Islamic State group releases latest Dabiq magazine attacking Christianity

Islamic State group releases latest Dabiq magazine attacking Christianity
The Islamic State group have released the latest issue of its infamous online Dabiq magazine, attacking Christianity, secularism and liberalism, and coinciding with its most recent murderous rampages in Europe.
3 min read
31 July, 2016
Europe has been rocked by a series of murders by IS sympathisers [AFP]
The latest issue of the Islamic State group's infamous Dabiq magazine has been released carrying a strongly anti-Christian and anti-Western message.

Themed 'Break The Cross', the magazine attacks Christianity throughout the issue, with writers attempting to use scholarly and theological justifications for IS' war on the West.

The cover features an image of an IS militant tearing a cross from a church roof, while the back show a desecrated Christian grave stone.

Issue 15 of the magazine appeared to have been hit by delays, but the release of the strongly anti-Christian and Western edition coincides with a series of lone wolf murder attacks by suspected IS sympathisers in Europe and the US.

Dabiq praises a bloody attack in Nice on 14 July, when a man drove a lorry into crowds on packed streets and showed images from the murder scene. 

It also mentions a mass shooting in an Orlando gay club by a lone gunman, the beheading of a priest in France, two attacks in Germany, and murderous assaults claimed by IS in Bangladesh. 

It said that these led to the "martyrdom [of] twelve soldiers of the caliphate" and "killed or injured 600 Crusaders".

These militant attacks were all on civilian targets, and murdered young and old, women and children indiscriminately. Many analysts believe these attacks are a sign of weakness of the group, and were likely copy-cat attacks rather directly ordered by the leadership in Raqqa.

The latest issue of Dabiq features profiles and articles from IS fighters from Christian backgrounds.

The IS' propagandists also attack secularism, democracy and women's rights in Europe and the US, taking particular aim at Western concepts of liberalism.

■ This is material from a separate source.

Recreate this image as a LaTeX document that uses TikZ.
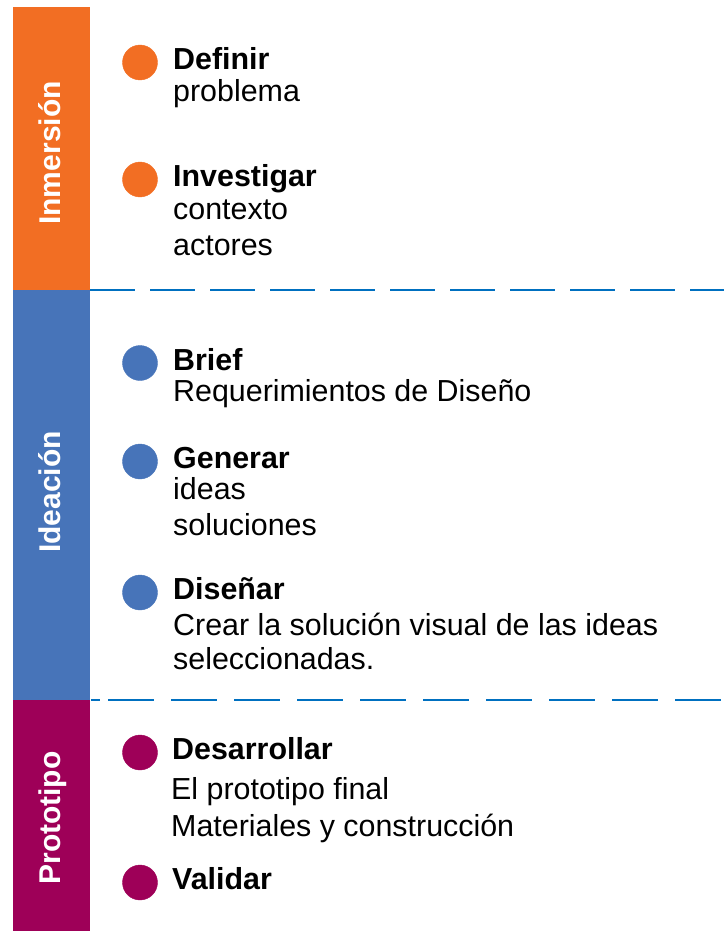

The magazine includes pictures of "pagan" cannabis' rights protesters, the White House lit with rainbow colours associated with the LGBT community, and an image of a clean shaven man among US soldiers who it describes as "effeminate".

The inventor of psychoanalysis Sigmund Freud is also attacked, who Dabiq describes as "one of the engineers of Western decadence".

Most of the focus of the magazine appears to be Christianity and the "debauchery" or "paganism" of the West, and emphasises the stories of converts from the religion. 

Many believe the issue could be an attempt to boost morale among its foreign fighters, many of whom come from Europe.

Dabiq takes its name from a town in Syria, which IS followers believe will be the site of a final battle between Muslim and Christian armies.

The vision of Armageddon and emphasis on this relatively obscure and insignificant Syrian town has been frequently employed in IS propaganda.

The concept is also said to have been used to encourage foreign recruits to come to its territories.

IS has lost huge tracts of land from Iraqi, Kurdish and Syrian rebel forces and come under sustained attack by US-led coalition war planes.

Kurdish and rebel forces have been advancing on its self-declared "capital" Raqqa in Syria, while Iraqi-Kurdish forces appear to be preparing for a final assault on its largest city Mosul, in Iraq.

Iraq's Defence Minister Khalid al-Obeidi claimed on Sunday - the same day the magazine was released - that IS leaders and their families had sold their belongings and were fleeing Mosul as Kurdish-Iraqi forces close in on the city.